As Berrigan said in reference to LaPorte. “His death says, in a voice louder even than his life, ‘No more death! Death never again!’” He asks us to consider the forces of death ever present in our violent world. Speaking on LaPorte’s action, Berrigan said, “A man has allowed the history of violence to enter his own flesh.”

Engage

A Contemplative Exercise


In order to enter into contemplation, I invite you to spend 30 minutes away from technology, away from your computer screen. Perhaps you could go on a walk, reflecting on what I’ve offered today and on your prayers for this day. Or perhaps you could sit in your backyard, or a garden for the time.

Below are a few questions that you can take or leave in order to deepen your reflection: 

  • How can I die today, in order to live tomorrow? 
  • How did my lenten practice help me to live in greater communion with my neighbor? How can I carry this practice forward? 
  • How do those I have lost live in me? 
  • How do I process grief in my life? With my family? How does my context allow me, or not, to share my grief with others? With Christ? 

A Witness

Aaron Bushnell

It is not possible to write about death and resurrection in our present moment without considering the ongoing genocide in Gaza. Particularly, let us remember the witness of Aaron Bushnell, who self-immolated in front of the Israeli Embassy in Washington, D.C. in protest of genocide. 

Before self-immolating Bushnell said this on a live stream: 

“I will no longer be complicit in genocide. I am about to engage in an extreme act of protest, but compared to what people have been experiencing in Palestine at the hands of their colonizers, it’s not extreme at all.”

In his will, Bushnell wrote that he was sorry but felt he had to do this because the “machine demands blood” This echoes Berrigan’s remarks of how LaPorte’s witness was in essence “declaring war on war.” 

In Paul’s letter to the Romans, he develops an understanding of death that is “powerless over our Savior.” Death does not have the final say, rather it is a part of the mystery of Christ. The reading concludes with the following: “In this way, you too must consider yourselves to be dead to sin — but alive to God in Christ Jesus.” 

In our modern world, wherein multiplicities of complicities abound, can we ever be fully dead to sin?
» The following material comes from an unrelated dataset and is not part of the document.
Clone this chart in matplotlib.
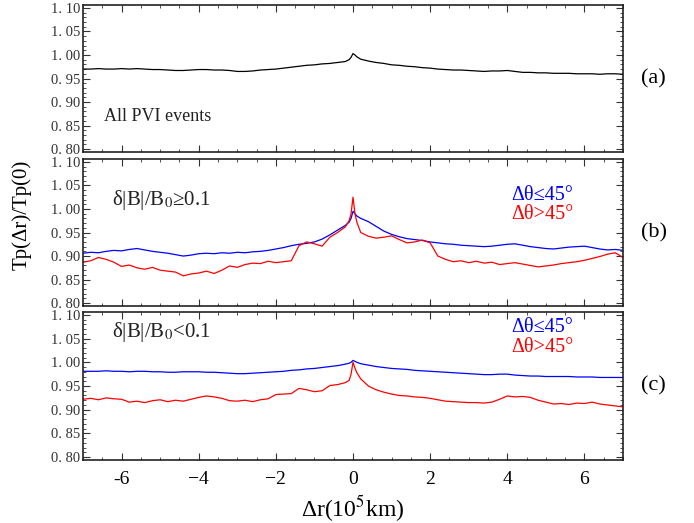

Among Bushnell’s last words: “This is what our ruling class has decided will be normal.” This being constant death in Gaza, and growing indifference in America. This being Palestinian children constantly under siege of bombs, while being censored from American children. 

Certainly Jesus did not mean this when he broke bread with the apostles and asked them to remember Him. 

In reflecting on how we can move forward in life from the witness of Aaron’s death, Nathan Dufour, a friend of the Catholic Worker, raised an important question: “What are the limits of what one should do, when one is as radically committed to the wellbeing of others as one is to oneself?” 

In the midst of all this suffering, even on a celebration of Christ’s resurrection, we must not answer our questions only in words. We must answer our questions through our ongoing action and care for those least among us. At our vigil can we allow the pain of the world to enter into us?  

Let us sing together. 

We are crying in the light of God.
We are grieving in the light of God.
We are marching, we are marching, we are marching.